Making articles public versus private

When you build your knowledge base, you may want to share some of it with the public through a URL. Documentation on how to use your product or service is a common application for a public knowledge base. Other articles are for internal use only. These would be operational guidelines for accomplishing common tasks, organizational charts with employee information, and other things you and your team reference on a regular basis. CRM software comes with an editor in which you can compose your documents. Editors allow you to control who can contribute or edit, designate whether the article is public or private, and wherein the hierarchical structure the article should go. If you’re writing for external consumption (people outside your company), spend more time to ensure proper grammar. You also want to write with a friendly tone, which takes more time than straightforward language. Keep your messaging in mind, as any public documents reflect your brand,

Structuring Knowledge for Internal
When you know your team is going to access your knowledge base on a regular
basis, take the time to intelligently design the structure of how it’s built. A good design for a knowledge base minimizes the effort required to look up
information.
Include an index.just as a table of contents is key to navigate a reference book so must your knowledge base have a useful index.
Beyond structuring your knowledge base by group, individual groups have categories of information they need to find. You may want to set up multiple levels of indexing, as well Indexing a knowledge base means separating your documentation into categories, and subcategories beneath those categories.
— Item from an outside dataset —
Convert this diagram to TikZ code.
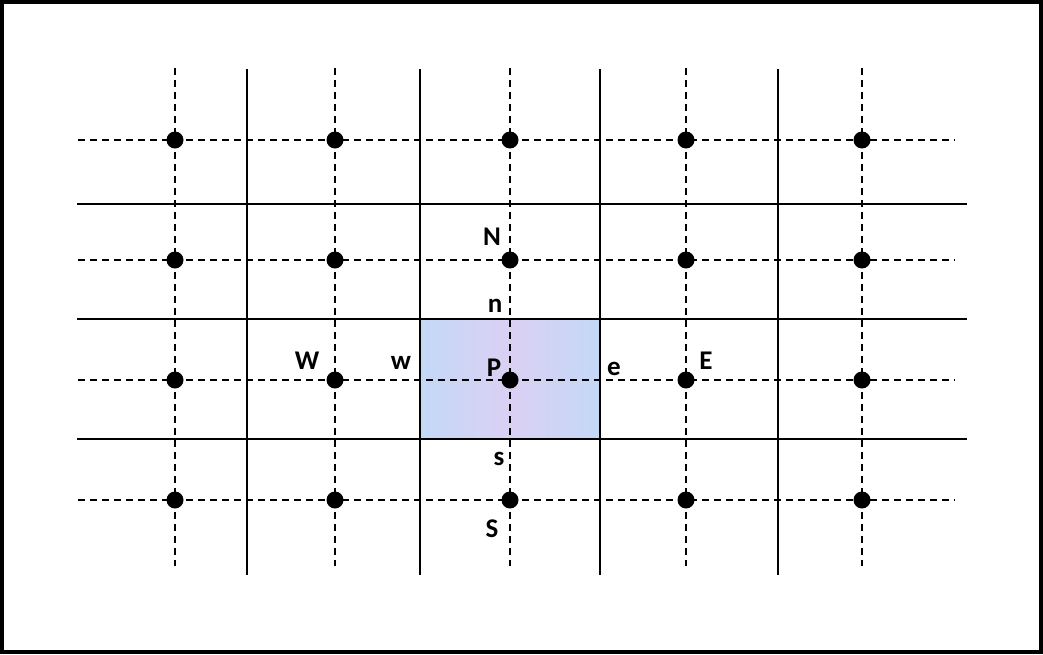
\documentclass[tikz,border=0pt]{standalone}
\usepackage{fontspec}
\setmainfont{Carlito}
\begin{document}
\begin{tikzpicture}[x=1pt,y=-1pt,
  gridsolid/.style={line width=2pt,black},
  griddash/.style={line width=1.8pt,black,dash pattern=on 7pt off 5pt},
  dot/.style={circle,fill=black,inner sep=0pt,minimum size=17pt},
  lbl/.style={anchor=base,inner sep=0pt,font=\fontsize{27}{27}\selectfont\bfseries}]
\useasboundingbox (0,0) rectangle (1043,654);
\definecolor{cellA}{RGB}{196,216,246}
\definecolor{cellB}{RGB}{218,208,244}
% control volume
\shade[left color=cellA,right color=cellA,middle color=cellB] (420,319) rectangle (600,439);
\draw[gray,line width=1pt,dash pattern=on 2pt off 1pt] (420,319) rectangle (600,439);
% dashed grid lines
\foreach \y in {140,260,380,500} {
  \coordinate (hl\y) at (78,\y); \coordinate (hr\y) at (955,\y);
  \draw[griddash] (hl\y) -- (hr\y);
}
\foreach \x in {175,335,510,686,862} {
  \coordinate (vt\x) at (\x,68); \coordinate (vb\x) at (\x,566);
  \draw[griddash] (vt\x) -- (vb\x);
}
% solid grid lines
\foreach \y in {204,319,439} {
  \coordinate (sl\y) at (77,\y); \coordinate (sr\y) at (967,\y);
  \draw[gridsolid] (sl\y) -- (sr\y);
}
\foreach \x in {247,420,600,778} {
  \coordinate (st\x) at (\x,69); \coordinate (sb\x) at (\x,575);
  \draw[gridsolid] (st\x) -- (sb\x);
}
% nodes
\foreach \x in {175,335,510,686,862} {
  \foreach \y in {140,260,380,500} {
    \node[dot] (d\x-\y) at (\x,\y) {};
  }
}
% labels
\node[lbl] (labN) at (492,245) {N};
\node[lbl] (labn) at (495,312) {n};
\node[lbl] (labP) at (494,376) {P};
\node[lbl] (labw) at (401,369) {w};
\node[lbl] (labe) at (614,375) {e};
\node[lbl] (labW) at (307,369) {W};
\node[lbl] (labE) at (706,369) {E};
\node[lbl] (labs) at (499,465) {s};
\node[lbl] (labS) at (492,537) {S};
% border
\draw[line width=4pt] (2,2) rectangle (1041,652);
\end{tikzpicture}
\end{document}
Be descriptive, and make sure each article in your knowledge base is relevant to the category it is in. If the document pertains to multiple categories, include all relevant keywords so the document can be easily searched.
Use straightforward language.
When writing for reference, it isn’t necessary to use flowery language or long, complex sentences. A knowledge base is built around fast, easy access to information. Short sentences, obvious headings, and bullet lists are the easiest way to provide that information for internal use.
Include links to other helpful resources.
When building your knowledge base, reference other webpages or documents. Doing so is useful when external sources are updated by other people, or when you want to keep your knowledge base article shorter. Cross-link your articles, so that when one article references another, all the viewer has to do is click a keyword to view that article.

Sharing Knowledge with Leads and Clients

Your knowledge base for external consumption is just as important as your
marketing messages. Bad spelling and grammar, nonintuitive structure, or misinformation reflect on your brand just as outbound messaging does.
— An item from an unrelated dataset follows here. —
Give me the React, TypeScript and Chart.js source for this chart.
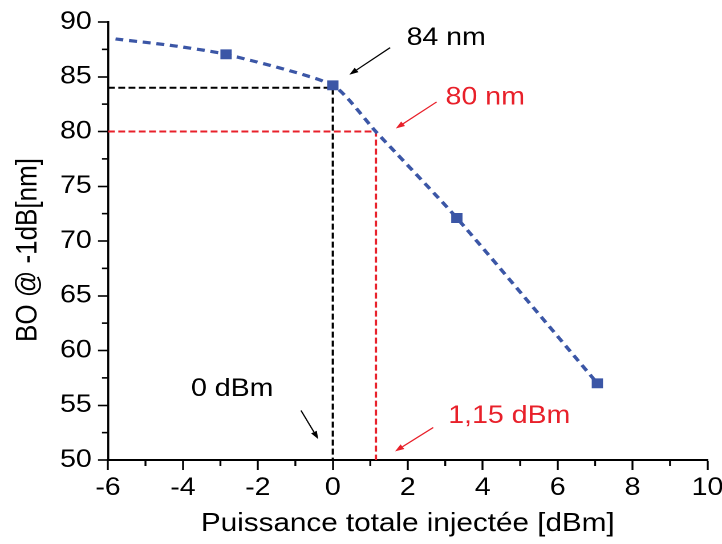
import React, { useEffect, useRef } from 'react';
import { Chart, registerables } from 'chart.js';

Chart.register(...registerables);

// ---------- data ----------
const xTickValues = [-6, -4, -2, 0, 2, 4, 6, 8, 10];
const yTickValues = [50, 55, 60, 65, 70, 75, 80, 85, 90];

// dashed fitted curve
const fitX = [-5.8, -4.27, -2.85, 0, 1.15, 3.31, 7.06];
const fitY = [88.45, 87.84, 87.05, 84.22, 79.98, 72.1, 57.0];

// measured points (squares)
const measX = [-2.85, 0, 3.31, 7.06];
const measY = [87.05, 84.22, 72.1, 57.0];

// guide lines
const blackGuideX = [-6, 0, 0];
const blackGuideY = [84, 84, 50];
const redGuideX = [-6, 1.15, 1.15];
const redGuideY = [80, 80, 50];

// annotations (data coordinates)
const annotationLabels = ['84 nm', '80 nm', '0 dBm', '1,15 dBm'];
const annotationTextAt = [[1.97, 87.9], [3.01, 82.45], [-3.785, 55.85], [3.08, 53.36]];
const annotationArrowFrom = [[1.53, 87.66], [2.77, 82.7], [-0.85, 54.52], [2.68, 52.97]];
const annotationArrowTo = [[0.44, 85.18], [1.68, 80.27], [-0.39, 51.91], [1.66, 50.79]];

const xTitle = 'Puissance totale injectée [dBm]';
const yTitle = 'BO @ -1dB[nm]';

// ---------- style ----------
const FONT = "'Liberation Sans', Arial, Helvetica, sans-serif";
const BLUE = '#3b56a6';
const RED = '#e8202a';
const BLACK = '#000000';
const annotationColors = [BLACK, RED, BLACK, RED];

const INNER_W = 633; // drawn width, displayed stretched to 722
const INNER_H = 544;
const PLOT_LEFT = 94.7;
const PLOT_RIGHT = 620.3;
const PLOT_TOP = 22;
const PLOT_BOTTOM = 460;

const toPts = (xs: number[], ys: number[]) => xs.map((x, i) => ({ x, y: ys[i] }));

const decorPlugin = {
  id: 'decor',
  afterDraw(chart: any) {
    const { ctx, chartArea } = chart;
    const xs = chart.scales.x;
    const ys = chart.scales.y;
    ctx.save();

    // minor ticks
    ctx.strokeStyle = BLACK;
    ctx.lineWidth = 1.7;
    const xt = xs.ticks.map((t: any) => t.value);
    for (let i = 0; i < xt.length - 1; i++) {
      const px = xs.getPixelForValue((xt[i] + xt[i + 1]) / 2);
      ctx.beginPath();
      ctx.moveTo(px, chartArea.bottom);
      ctx.lineTo(px, chartArea.bottom + 6);
      ctx.stroke();
    }
    ctx.lineWidth = 1.6;
    const yt = ys.ticks.map((t: any) => t.value);
    for (let i = 0; i < yt.length - 1; i++) {
      const py = ys.getPixelForValue((yt[i] + yt[i + 1]) / 2);
      ctx.beginPath();
      ctx.moveTo(chartArea.left, py);
      ctx.lineTo(chartArea.left - 5.3, py);
      ctx.stroke();
    }

    // y title
    ctx.save();
    ctx.translate(24.8, (chartArea.top + chartArea.bottom) / 2 + 9);
    ctx.rotate(-Math.PI / 2);
    ctx.fillStyle = BLACK;
    ctx.font = `26px ${FONT}`;
    ctx.textAlign = 'center';
    ctx.textBaseline = 'middle';
    ctx.fillText(yTitle, 0, 0);
    ctx.restore();

    // annotations
    ctx.font = `25px ${FONT}`;
    ctx.textAlign = 'left';
    ctx.textBaseline = 'alphabetic';
    annotationLabels.forEach((label, i) => {
      const color = annotationColors[i];
      ctx.fillStyle = color;
      ctx.strokeStyle = color;
      const tx = xs.getPixelForValue(annotationTextAt[i][0]);
      const ty = ys.getPixelForValue(annotationTextAt[i][1]);
      ctx.fillText(label, tx, ty);

      const x1 = xs.getPixelForValue(annotationArrowFrom[i][0]);
      const y1 = ys.getPixelForValue(annotationArrowFrom[i][1]);
      const x2 = xs.getPixelForValue(annotationArrowTo[i][0]);
      const y2 = ys.getPixelForValue(annotationArrowTo[i][1]);
      const ang = Math.atan2(y2 - y1, x2 - x1);
      const headLen = 8;
      const headHalf = 2.8;
      const bx = x2 - headLen * Math.cos(ang);
      const by = y2 - headLen * Math.sin(ang);
      ctx.lineWidth = 1.2;
      ctx.beginPath();
      ctx.moveTo(x1, y1);
      ctx.lineTo(bx, by);
      ctx.stroke();
      ctx.beginPath();
      ctx.moveTo(x2, y2);
      ctx.lineTo(bx + headHalf * Math.sin(ang), by - headHalf * Math.cos(ang));
      ctx.lineTo(bx - headHalf * Math.sin(ang), by + headHalf * Math.cos(ang));
      ctx.closePath();
      ctx.fill();
    });

    ctx.restore();
  },
};

export default function App() {
  const canvasRef = useRef<HTMLCanvasElement | null>(null);

  useEffect(() => {
    const canvas = canvasRef.current;
    if (!canvas) return;
    const chart = new Chart(canvas, {
      type: 'scatter',
      data: {
        datasets: [
          {
            label: 'mesures',
            data: toPts(measX, measY),
            pointStyle: 'rect',
            pointRadius: 7,
            backgroundColor: BLUE,
            borderWidth: 0,
            showLine: false,
          },
          {
            label: 'fit',
            data: toPts(fitX, fitY),
            showLine: true,
            borderColor: BLUE,
            borderWidth: 3.2,
            borderDash: [7, 5],
            pointRadius: 0,
            tension: 0.2,
            fill: false,
          },
          {
            label: 'guide 84',
            data: toPts(blackGuideX, blackGuideY),
            showLine: true,
            borderColor: BLACK,
            borderWidth: 2,
            borderDash: [6, 3],
            pointRadius: 0,
            tension: 0,
            fill: false,
          },
          {
            label: 'guide 80',
            data: toPts(redGuideX, redGuideY),
            showLine: true,
            borderColor: RED,
            borderWidth: 2,
            borderDash: [6, 3],
            pointRadius: 0,
            tension: 0,
            fill: false,
          },
        ],
      },
      options: {
        responsive: false,
        animation: false,
        devicePixelRatio: 2,
        events: [],
        layout: {
          padding: { left: 0, top: PLOT_TOP, right: INNER_W - PLOT_RIGHT, bottom: 0 },
        },
        plugins: {
          legend: { display: false },
          tooltip: { enabled: false },
        },
        scales: {
          x: {
            type: 'linear',
            position: 'bottom',
            min: -6,
            max: 10,
            afterBuildTicks: (s: any) => {
              s.ticks = xTickValues.map((v) => ({ value: v }));
            },
            afterFit: (s: any) => {
              s.height = INNER_H - PLOT_BOTTOM;
              s.paddingLeft = 0;
              s.paddingRight = 0;
            },
            grid: {
              display: true,
              drawOnChartArea: false,
              drawTicks: true,
              tickLength: 10,
              tickColor: BLACK,
              tickWidth: 1.7,
              color: BLACK,
            },
            border: { display: true, color: BLACK, width: 2 },
            ticks: {
              color: BLACK,
              font: { family: FONT, size: 25 },
              padding: 3,
              maxRotation: 0,
              autoSkip: false,
            },
            title: {
              display: true,
              text: xTitle,
              color: BLACK,
              font: { family: FONT, size: 26 },
              padding: { top: 0, bottom: 4.4 },
            },
          },
          y: {
            type: 'linear',
            position: 'left',
            min: 50,
            max: 90,
            afterBuildTicks: (s: any) => {
              s.ticks = yTickValues.map((v) => ({ value: v }));
            },
            afterFit: (s: any) => {
              s.width = PLOT_LEFT;
              s.paddingTop = 0;
              s.paddingBottom = 0;
            },
            grid: {
              display: true,
              drawOnChartArea: false,
              drawTicks: true,
              tickLength: 8.8,
              tickColor: BLACK,
              tickWidth: 1.6,
              color: BLACK,
            },
            border: { display: true, color: BLACK, width: 1.8 },
            ticks: {
              color: BLACK,
              font: { family: FONT, size: 25 },
              padding: 5.5,
              autoSkip: false,
            },
            title: { display: false },
          },
        },
      },
      plugins: [decorPlugin],
    });
    return () => chart.destroy();
  }, []);

  return (
    <div style={{ position: 'fixed', left: 0, top: 0, width: 722, height: 544, background: '#fff' }}>
      <canvas
        ref={canvasRef}
        width={INNER_W}
        height={INNER_H}
        style={{ display: 'block', width: '722px', height: '544px' }}
      />
    </div>
  );
}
Oftentimes, companies share product details, features, and capabilities with the general public. This information helps answer questions that your leads and clients have without burdening your customer service team. If someone does ask a question of your customer service professionals, they can suggest that the information is available online through the knowledge base. Giving access to information empowers the public to conduct research on their own, allowing you to work more efficiently.

Two actions can save your employees time:

Integrate your knowledge base with customer service.

Your chat and support ticketing systems should be able to reference your knowledge base. Even if not directly integrated into the software, if your support team can easily find, copy, and paste information from your knowledge base into responses to customers, your organization saves time and ensures consistency.

Link to your knowledge base from your website/emails.

Prospects and clients should be able to gain easy access to your publicly available content with a URL directly linking to your public-facing knowledge base. Direct access to information provides a convenient, useful way to educate people. By embedding these links in your emails and web content, your contacts can find that information on their own, limiting the burden on your support team. In turn, you can handle support with fewer resources, saving you a considerable cost.